К таким информациям и командам здесь привыкли.
Но к опасности, смерти привыкнуть нельзя: человек рожден для другого. И обостренно-решительным становится состояние парней, выруливающих сейчас на взлет…
Серые облака заволокли небо. Густой пеленой идут они на побережье. Что ж, погода явно благоприятствует пиратам: в сонмище туч легко затеряться, скрыться, уйти от преследования.
Машина Владимира Наржимского пробивает первый слой облаков. Никого… Следующий слой… Есть! Вот они! Девятка «хейнкелей-111» крадется к городу.
— «Волга»! «Волга»! Я — «Ястреб». На подходе девятка «хейнкелей»! За облаками. Высота… Нужна помощь! — слышит земля. Отвечает:
— Вас понял. Помощь идет. Задержите противника.
— Атакуем!.. — в наушниках ведомого почти юношеский голос гвардии капитана.
Строй девятки разбит. Гитлеровцы кидаются врассыпную: два истребителя не смогут сразу преследовать все самолеты. Отойдя в сторону от начавшегося боя, некоторые из них ныряют в облака и снова ложатся на боевой курс.
Наржимский атакует ближайший самолет. Ведомый понял маневр, заходит гитлеровцу в хвост. По ненавистным крестам бьет свинцовый дождь.

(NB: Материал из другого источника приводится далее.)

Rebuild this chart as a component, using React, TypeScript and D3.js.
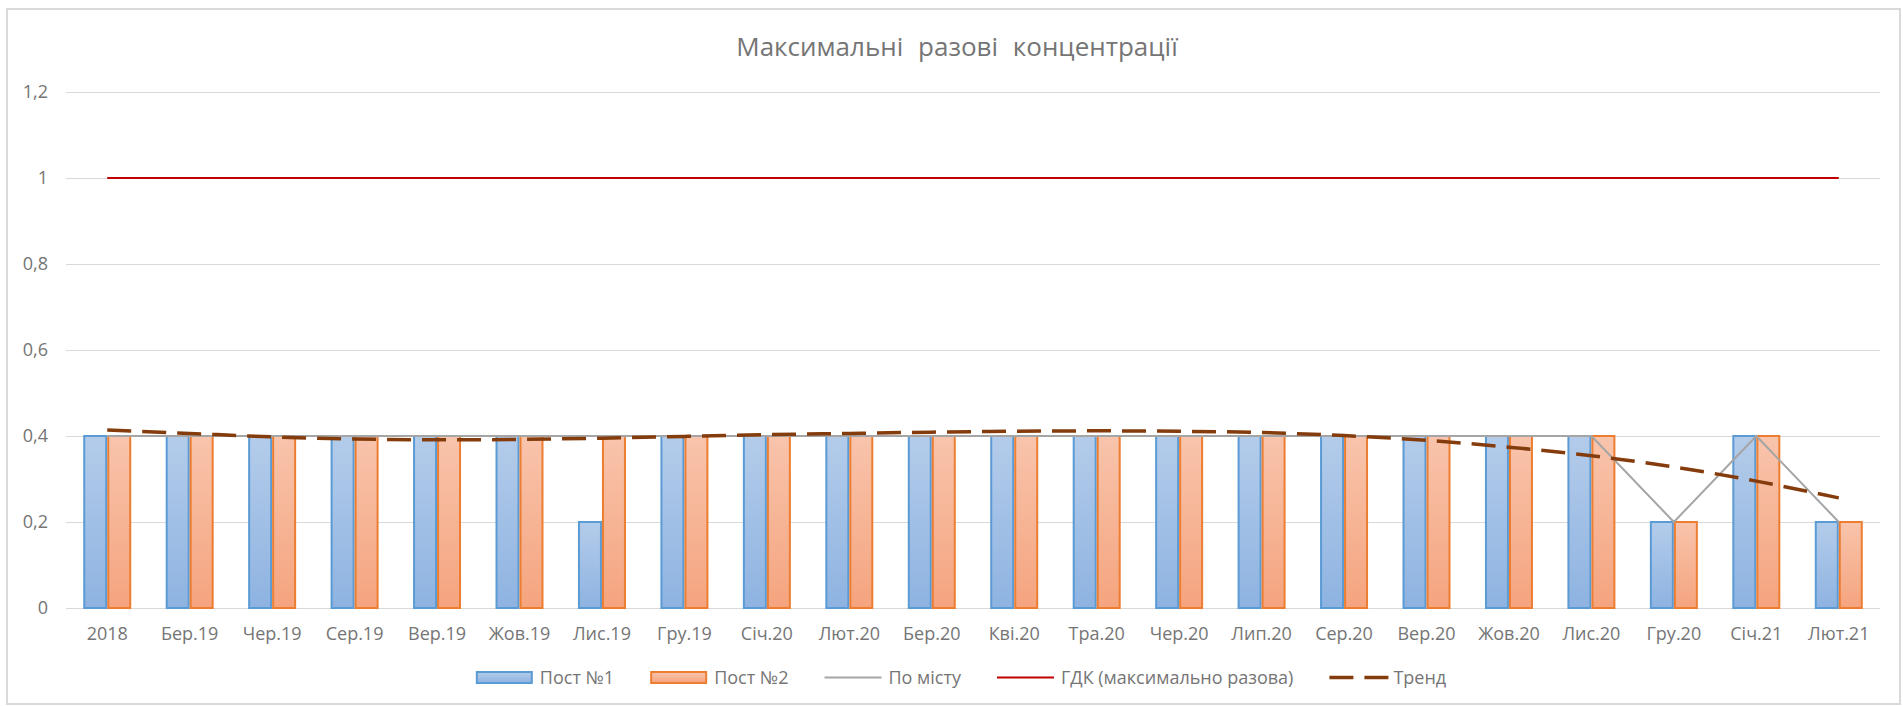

Бомбардировщик валится на крыло. Подбили? Это нужно еще проверить: сколько раз отрывались таким образом фашисты иногда и от опытных летчиков. Так и есть! Пролетев в свободном падении несколько сотен метров, немец выравнивает машину.
— Врешь!.. Не уйдешь!
Истребитель Наржимского, словно невидимой нитью связанный с самолетом врага, повторяет его эволюции. Немец пытается уйти в облака. Поздно. Наржимский жмет на гашетку. Гулко рокочет пушка. Дымная трасса гаснет в корпусе «хейнкеля». Но смертелен ли этот удар? Наржимский пикирует рядом с летящим вниз самолетом. Сквозь «окно» в облаках стремительно надвигается крутой склон горы. Дальше нельзя — врежешься в скалы. Истошно ревет мотор. Нос истребителя снова направлен к тучам. Наржимский оглядывается: на склоне горы медленно оседает горное облако. Его прорезают молнии: фашист рвется на собственных бомбах.